All this is doing is laying the groundwork for Stricklin to avoid firing Napier and for Napier to coach for his life – like he essentially has all season – to continue to fool his boss into thinking he’s the best person to turn things around in Gainesville. He’s not, and a win over Mississippi State won’t change that. 

Billy Napier’s lifeline highlights the challenges of running a college football program like an NFL team

Napier was given a lifeline, and it’s the best time he could have one. The Gators should beat Mississippi State and if they don’t it only proves Napier's firing was long overdue. Stricklin hesitating to fire Napier is more of a business decision than anything and it’s one that’s highlighting a new normal in college football. 

College teams are hiring general managers to construct rosters around lucrative NIL budgets and college coaches are negotiating profitable buyouts, essentially forcing athletic directors to accept mediocrity until it financially makes sense to part ways. But there are two sides to it. You can either accept mediocrity until you can’t (Penn State with James Franklin) or you pay now to reap the rewards later (Texas A&M with Jimbo Fisher). 

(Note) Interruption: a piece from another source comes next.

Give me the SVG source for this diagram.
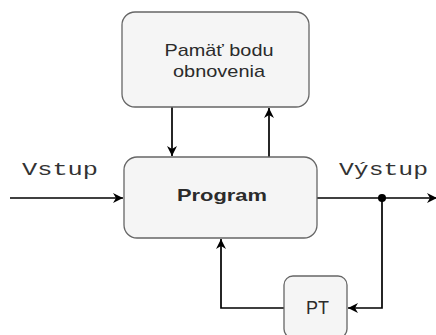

That’s the new challenge. Napier’s buyout is on the more reasonable side, sitting just under $20 million, but his influence on building this roster is a lot more valuable. That won’t save him now as he might be losing this team just as much as he’s losing his job. Which is why teams like Penn State paying Franklin to not coach is more costly, because that buyout money isn't helping rebuild the roster. 

Because of that, it could restrict Penn State in how much they can offer to future recruits. For what it’s worth, NIL is getting thrown for another loop thanks to revenue sharing. But it’s something to think about as the dollar signs continue to be at the forefront of college football and why coaches like Napier are afforded more excuses.

Texas Tech, Virginia are prime examples of why you pay the players, not the coach

Last year, Ohio State took center stage in the NIL conversation, coughing up $20 million to build their championship roster. It was a sign to the rest of college football that they needed to reach as many boosters as they could to invest into the football program to be competitive. Texas Tech spent $28 million according to On3 to revive their roster this past offseason. Now they’re the No. 7 team in the country

That’s the benefit of putting what would have been buyout money to move on from Joey McGuire after three mediocre seasons and struggling in the crippled Big 12. Instead of paying him nearly $10 million to not coach, they saved that and spent nearly double to become one of the best teams in college football. 

The same could be said for Virginia. While I couldn’t pinpoint an exact number, the Cavaliers have turned things around in seemingly a year, going from one of the worst teams in the ACC to being one of three ACC teams currently ranked. Tony Elliott has been the coach of Virginia football since 2022, hasn’t had a winning season during that time and has already matched the highest win total of any of his previous seasons. 

That isn’t a coincidence; that’s NIL. The Cavaliers could have hit the reset button, triggered his more than $11 million buyout and kept the Cavaliers behind. Instead they put that money toward improving the roster, including transfer QB Chandler Morris, and now they’re one of the top 25 teams in the country. 

I understand Stricklin’s hesitancy in firing Napier and paying him $20 million when that money could be used to keep the Gators competitive in one of the toughest conferences in college football. What I don’t agree with, though, is that this move is long overdue. Keeping Napier because he beat Mississippi State only shows this team is settling for mediocrity. 

But if paying the buyout is that important and if Stricklin is that scared that the roster turnaround would set Florida back years, then maybe we just have to accept the new norm in college football is valuing the NIL budget over the coaching one. Coaches used to be tied to the success of programs; now all you need is a lot of money to throw at good players that enter the transfer portal.